But perhaps the most significant thing I’ve been reminded of this week is that underlying all the words and rationale is an unseen world of spiritual warfare. Our struggles are not with flesh and blood, (or words and arguments). There is in fact a spiritual battle being waged over each and every unbeliever, whether or not they even believe in things unseen. (The ones I’m talking to generally don’t.) With God’s perfect timing II Cor. 10 was the text for this Sunday’s sermon: “For though we walk in the flesh, we are not waging war according to the flesh. For the weapons of our warfare are not of the flesh but have divine power to destroy strongholds. We destroy arguments and every lofty opinion raised against the knowledge of God, and take every thought captive to obey Christ…”(II Cor.10:4,5) No bit of superior reasoning is capable of winning victories in this arena! The people I’m reasoning with are blinded and held captive by the “prince of the power of the air” even if they don’t believe he exists. Their vehement denial of the historicity and/or deity of Jesus Christ and forceful dismissal of the Bible as myth point to this deeper struggle. They are unwitting pawns, demanding evidence but quite mired in unbelief.

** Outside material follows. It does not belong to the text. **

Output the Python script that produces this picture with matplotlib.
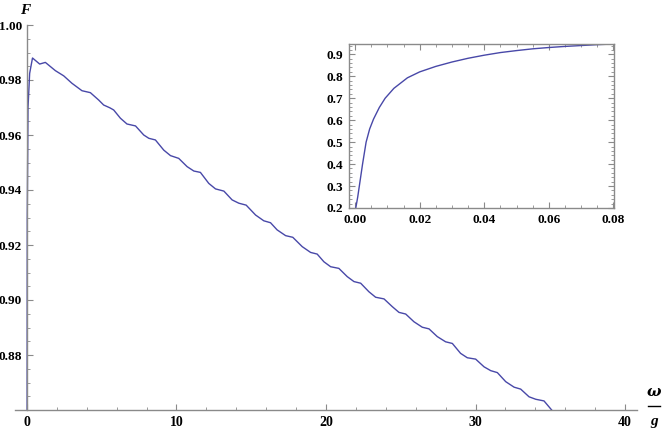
import matplotlib.pyplot as plt
from matplotlib.lines import Line2D
from matplotlib.ticker import MultipleLocator

plt.rcParams['font.family'] = ['Liberation Serif', 'DejaVu Serif']
plt.rcParams['font.weight'] = 'bold'

# main curve
w = [0.0, 0.02, 0.07, 0.18, 0.37, 0.85, 1.23, 1.9, 2.46, 3.01, 3.68, 4.24,
     4.80, 5.13, 5.54, 5.80, 6.25, 6.69, 7.26, 7.81, 8.15, 8.59, 9.15, 9.6,
     10.15, 10.71, 11.16, 11.6, 12.16, 12.61, 13.17, 13.72, 14.17, 14.66,
     15.29, 15.84, 16.29, 16.73, 17.3, 17.78, 18.41, 18.97, 19.41, 19.86,
     20.31, 20.86, 21.42, 21.87, 22.32, 22.87, 23.32, 23.88, 24.43, 24.88,
     25.33, 25.88, 26.44, 26.89, 27.44, 28.0, 28.45, 29.0, 29.45, 30.01,
     30.57, 31.02, 31.46, 32.02, 32.58, 33.02, 33.58, 34.03, 34.58, 35.14,
     35.4]
F = [0.80, 0.93, 0.970, 0.9824, 0.9880, 0.9858, 0.9864, 0.9834, 0.9815,
     0.9788, 0.9761, 0.9754, 0.9727, 0.9709, 0.9699, 0.9691, 0.9661, 0.9640,
     0.9633, 0.9600, 0.9588, 0.9582, 0.9545, 0.9525, 0.9515, 0.9485, 0.9469,
     0.9464, 0.9424, 0.9404, 0.9396, 0.9364, 0.9352, 0.9345, 0.9309, 0.9288,
     0.9281, 0.9255, 0.9234, 0.9228, 0.9194, 0.9173, 0.9167, 0.9139, 0.9121,
     0.9115, 0.9085, 0.9067, 0.9061, 0.9030, 0.9010, 0.9004, 0.8976, 0.8955,
     0.8949, 0.8921, 0.8901, 0.8895, 0.8867, 0.8848, 0.8842, 0.8806, 0.8790,
     0.8785, 0.8757, 0.8743, 0.8736, 0.8703, 0.8683, 0.8676, 0.8648, 0.8639,
     0.8633, 0.8597, 0.8585]

# inset curve
w_in = [0.0002, 0.0008, 0.0013, 0.0023, 0.0034, 0.0045, 0.0057, 0.0075,
        0.0093, 0.012, 0.0162, 0.02, 0.025, 0.03, 0.035, 0.04, 0.045, 0.05,
        0.055, 0.06, 0.065, 0.07, 0.075, 0.08]
F_in = [0.2, 0.25, 0.3, 0.4, 0.5, 0.56, 0.605, 0.658, 0.7, 0.745, 0.793,
        0.82, 0.845, 0.865, 0.882, 0.896, 0.908, 0.917, 0.925, 0.931, 0.936,
        0.94, 0.944, 0.947]

line_col = '#4848a8'
ax_col = '#8a8a8a'

fig = plt.figure(figsize=(6.64, 4.32), dpi=100)
ax = fig.add_axes([15/664, 22/432, 622/664, 385/432])
ax.plot(w, F, color=line_col, lw=1.0)
ax.set_xlim(-0.8, 40.8)
ax.set_ylim(0.86, 1.0)
ax.spines['top'].set_visible(False)
ax.spines['right'].set_visible(False)
ax.spines['left'].set_position(('data', 0))
for s in ('left', 'bottom'):
    ax.spines[s].set_color(ax_col)
    ax.spines[s].set_linewidth(1.0)
ax.set_xticks([0, 10, 20, 30, 40])
ax.xaxis.set_minor_locator(MultipleLocator(2))
ax.set_yticks([0.88, 0.90, 0.92, 0.94, 0.96, 0.98, 1.00])
ax.set_yticklabels(['0.88', '0.90', '0.92', '0.94', '0.96', '0.98', '1.00'])
ax.yaxis.set_minor_locator(MultipleLocator(0.005))
ax.tick_params(which='both', direction='in', color=ax_col, labelsize=10)
ax.tick_params(which='major', length=4, width=0.8, pad=4)
ax.tick_params(which='minor', length=2.2, width=0.6)
ax.tick_params(axis='y', which='both', labelsize=9.5, pad=3.5)

fig.text(25/664, 1 - 11/432, 'F', fontsize=11, style='italic',
         fontweight='bold', ha='center', va='center')
fig.text(654/664, 1 - 392/432, 'ω', fontsize=11, style='italic',
         ha='center', va='center', family=['DejaVu Serif'])
fig.add_artist(Line2D([648/664, 660/664], [1 - 406/432, 1 - 406/432],
                      color='black', lw=1.0))
fig.text(654/664, 1 - 421/432, 'g', fontsize=11, style='italic',
         fontweight='bold', ha='center', va='center')

ins = fig.add_axes([349/664, 1 - 208/432, 265/664, 164/432])
ins.plot(w_in, F_in, color=line_col, lw=1.0)
ins.set_xlim(-0.0019, 0.0802)
ins.set_ylim(0.2, 0.947)
for s in ins.spines.values():
    s.set_color(ax_col)
    s.set_linewidth(1.0)
ins.set_xticks([0.0, 0.02, 0.04, 0.06, 0.08])
ins.set_xticklabels(['0.00', '0.02', '0.04', '0.06', '0.08'])
ins.xaxis.set_minor_locator(MultipleLocator(0.005))
ins.set_yticks([0.2, 0.3, 0.4, 0.5, 0.6, 0.7, 0.8, 0.9])
ins.yaxis.set_minor_locator(MultipleLocator(0.02))
ins.tick_params(which='both', direction='in', color=ax_col, labelsize=9.5,
                top=True, right=True)
ins.tick_params(which='major', length=4, width=0.8, pad=4)
ins.tick_params(which='minor', length=2.2, width=0.6)

fig.savefig('out.png', dpi=100, facecolor='white')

What a precious commodity faith is. I went back to Ephesians 2 to see again the glory of the story of our own rescue from this captor—saved by grace through faith, and this is itself a gift of God. Faith so rankles the unbeliever. Drives them crazy. How can we believe ‘without evidence’. They think us as ignorant, foolish, crazy, and even (and this is a rising tide in their thinking–) dangerous! All because of faith. I really think there is an element of jealousy in this resentment. It was put in words this week when Will said that noone has a right to live in a ‘comfort zone’ free from a ‘groping uncertainty about the truth.’ According to him every honest person will admit to living in this state. He has turned his back on ‘church’ and taken up a rational case of atheism. But his moral beliefs in certain areas are inconsistent with his purported unbelief. We dialog a little and he politely refers to me as a ‘quiet evangelist’.
But when I shut down my computer and leave this world of dialog behind I see my own world differently. Last night we had our annual Christmas get-together with a few friends. The conversation among believers inevitably turns to matters of faith, our like precious faith. By it we are bonded. In it we live and move and have hope for the future. We can have fun together and be at ease because we agree on the most important things… But even as we talked I was reflecting on these other ‘friends’ online that see the world so differently, who see what we most cherish as a scourge to be wiped off the face of the earth [ as per Sam Harris, The End of Faith] . And it makes my faith all the more precious.
So I gird on my sword, “the sword of the Spirit which is the Word of God” ,and my one recourse, “praying at all times in the Spirit”, and I hope to follow Paul’s example in my conversations this week (“We refuse to practice cunning or to tamper with God’s Word, but by the open statement of the truth we would commend ourselves to everyone’s conscience in the sight of God.” II Cor.4:2 ) in hopes that God may perhaps grant even one repentance and they may come to share my precious faith.
“…Grace and peace be multiplied unto you through the knowledge of God, and of Jesus our Lord.” (II Pet.1:1,2)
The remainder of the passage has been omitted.